Collected data:

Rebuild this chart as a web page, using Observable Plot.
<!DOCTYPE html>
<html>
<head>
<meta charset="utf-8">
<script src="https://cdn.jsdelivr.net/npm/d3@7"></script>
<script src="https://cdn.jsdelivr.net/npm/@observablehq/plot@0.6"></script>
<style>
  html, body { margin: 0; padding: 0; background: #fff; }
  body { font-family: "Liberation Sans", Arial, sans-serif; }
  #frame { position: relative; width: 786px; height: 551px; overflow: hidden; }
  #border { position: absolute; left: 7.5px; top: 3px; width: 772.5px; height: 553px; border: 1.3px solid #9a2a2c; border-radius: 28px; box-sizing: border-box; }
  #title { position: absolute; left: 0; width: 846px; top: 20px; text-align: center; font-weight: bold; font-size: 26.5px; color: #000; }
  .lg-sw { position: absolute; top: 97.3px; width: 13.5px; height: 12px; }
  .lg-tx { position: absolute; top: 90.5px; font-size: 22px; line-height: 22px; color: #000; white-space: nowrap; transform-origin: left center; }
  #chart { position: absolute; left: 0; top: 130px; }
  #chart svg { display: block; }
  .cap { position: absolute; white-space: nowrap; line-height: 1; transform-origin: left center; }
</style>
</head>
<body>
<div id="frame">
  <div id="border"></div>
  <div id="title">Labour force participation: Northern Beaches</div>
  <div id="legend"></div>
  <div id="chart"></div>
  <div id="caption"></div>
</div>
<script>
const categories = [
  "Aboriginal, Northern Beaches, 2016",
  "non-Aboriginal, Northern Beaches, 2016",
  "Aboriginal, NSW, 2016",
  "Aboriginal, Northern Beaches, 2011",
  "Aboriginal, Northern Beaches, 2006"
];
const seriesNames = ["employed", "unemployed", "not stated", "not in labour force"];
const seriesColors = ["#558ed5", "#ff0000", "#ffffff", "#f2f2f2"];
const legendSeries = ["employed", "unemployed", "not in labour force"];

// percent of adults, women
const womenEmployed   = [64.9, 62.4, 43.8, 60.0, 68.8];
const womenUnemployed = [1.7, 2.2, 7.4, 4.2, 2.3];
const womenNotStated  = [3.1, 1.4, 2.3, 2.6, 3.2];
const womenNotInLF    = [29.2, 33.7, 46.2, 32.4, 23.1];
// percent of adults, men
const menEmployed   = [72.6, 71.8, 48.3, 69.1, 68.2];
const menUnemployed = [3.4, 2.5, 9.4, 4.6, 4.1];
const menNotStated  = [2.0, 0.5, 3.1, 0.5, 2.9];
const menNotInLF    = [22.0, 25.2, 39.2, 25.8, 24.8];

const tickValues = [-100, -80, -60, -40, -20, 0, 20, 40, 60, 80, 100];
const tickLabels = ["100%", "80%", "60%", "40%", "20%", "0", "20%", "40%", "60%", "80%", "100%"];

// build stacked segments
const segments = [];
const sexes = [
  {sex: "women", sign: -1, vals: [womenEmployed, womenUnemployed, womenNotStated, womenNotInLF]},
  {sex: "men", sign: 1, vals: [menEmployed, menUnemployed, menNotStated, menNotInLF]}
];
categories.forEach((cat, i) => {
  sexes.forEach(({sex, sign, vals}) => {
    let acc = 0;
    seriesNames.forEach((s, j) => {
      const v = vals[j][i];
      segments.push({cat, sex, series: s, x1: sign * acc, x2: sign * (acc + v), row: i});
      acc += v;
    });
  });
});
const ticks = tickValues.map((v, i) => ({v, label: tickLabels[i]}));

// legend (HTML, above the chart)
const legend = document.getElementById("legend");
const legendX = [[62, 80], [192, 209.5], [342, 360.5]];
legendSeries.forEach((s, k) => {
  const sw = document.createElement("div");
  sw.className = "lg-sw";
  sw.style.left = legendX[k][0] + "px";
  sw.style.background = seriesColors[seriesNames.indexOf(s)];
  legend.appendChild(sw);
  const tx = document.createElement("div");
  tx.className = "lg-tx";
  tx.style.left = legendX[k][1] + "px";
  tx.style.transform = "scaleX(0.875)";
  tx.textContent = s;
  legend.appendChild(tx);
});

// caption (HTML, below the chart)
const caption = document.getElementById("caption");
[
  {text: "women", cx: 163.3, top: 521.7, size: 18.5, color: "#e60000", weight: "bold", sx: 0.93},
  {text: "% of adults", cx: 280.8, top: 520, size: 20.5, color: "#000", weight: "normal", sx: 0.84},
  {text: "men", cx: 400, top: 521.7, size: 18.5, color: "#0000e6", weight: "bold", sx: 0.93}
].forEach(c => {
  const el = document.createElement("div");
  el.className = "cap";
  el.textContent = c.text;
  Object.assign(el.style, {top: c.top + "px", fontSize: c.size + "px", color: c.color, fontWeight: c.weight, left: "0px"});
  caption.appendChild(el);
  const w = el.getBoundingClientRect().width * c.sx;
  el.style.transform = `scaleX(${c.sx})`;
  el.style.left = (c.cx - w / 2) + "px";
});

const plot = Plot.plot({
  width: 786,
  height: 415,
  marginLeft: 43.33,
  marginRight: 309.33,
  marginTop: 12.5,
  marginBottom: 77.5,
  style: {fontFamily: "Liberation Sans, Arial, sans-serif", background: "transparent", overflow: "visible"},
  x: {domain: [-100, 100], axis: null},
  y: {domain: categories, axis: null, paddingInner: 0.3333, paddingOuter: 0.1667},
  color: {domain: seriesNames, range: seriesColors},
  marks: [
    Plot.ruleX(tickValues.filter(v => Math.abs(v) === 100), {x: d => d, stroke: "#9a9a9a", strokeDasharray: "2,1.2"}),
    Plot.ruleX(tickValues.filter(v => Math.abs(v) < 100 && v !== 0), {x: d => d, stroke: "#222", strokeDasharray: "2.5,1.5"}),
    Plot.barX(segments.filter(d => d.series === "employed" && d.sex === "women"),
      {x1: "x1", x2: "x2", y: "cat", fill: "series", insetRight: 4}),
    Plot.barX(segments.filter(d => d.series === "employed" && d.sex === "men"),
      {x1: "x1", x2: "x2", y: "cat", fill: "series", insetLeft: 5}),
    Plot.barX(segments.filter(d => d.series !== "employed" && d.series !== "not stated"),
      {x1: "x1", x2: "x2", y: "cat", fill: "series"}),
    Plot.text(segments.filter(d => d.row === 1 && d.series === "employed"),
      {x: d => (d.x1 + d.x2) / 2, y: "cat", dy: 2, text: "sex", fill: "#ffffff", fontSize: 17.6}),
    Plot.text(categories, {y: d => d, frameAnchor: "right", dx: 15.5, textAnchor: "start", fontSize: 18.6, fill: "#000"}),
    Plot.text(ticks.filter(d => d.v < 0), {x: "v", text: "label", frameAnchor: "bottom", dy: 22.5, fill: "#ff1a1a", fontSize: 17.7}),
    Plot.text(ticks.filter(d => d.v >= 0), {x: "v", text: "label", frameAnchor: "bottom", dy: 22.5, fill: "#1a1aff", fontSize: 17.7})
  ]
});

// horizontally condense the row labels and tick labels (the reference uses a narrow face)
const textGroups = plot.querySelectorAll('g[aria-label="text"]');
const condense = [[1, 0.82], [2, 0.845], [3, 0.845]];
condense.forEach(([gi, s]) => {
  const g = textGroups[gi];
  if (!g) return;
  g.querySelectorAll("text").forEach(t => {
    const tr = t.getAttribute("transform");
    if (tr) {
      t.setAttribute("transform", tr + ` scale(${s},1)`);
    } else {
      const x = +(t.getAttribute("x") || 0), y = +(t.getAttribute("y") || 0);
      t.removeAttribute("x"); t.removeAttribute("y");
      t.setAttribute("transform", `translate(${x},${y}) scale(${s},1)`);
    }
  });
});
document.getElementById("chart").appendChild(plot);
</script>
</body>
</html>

Aim: Whichever lines contain the string "chart", select and copy them.

Expected answer:
Rebuild this chart as a web page, using Observable Plot.
  #chart { position: absolute; left: 0; top: 130px; }
  #chart svg { display: block; }
  <div id="chart"></div>
// legend (HTML, above the chart)
// caption (HTML, below the chart)
document.getElementById("chart").appendChild(plot);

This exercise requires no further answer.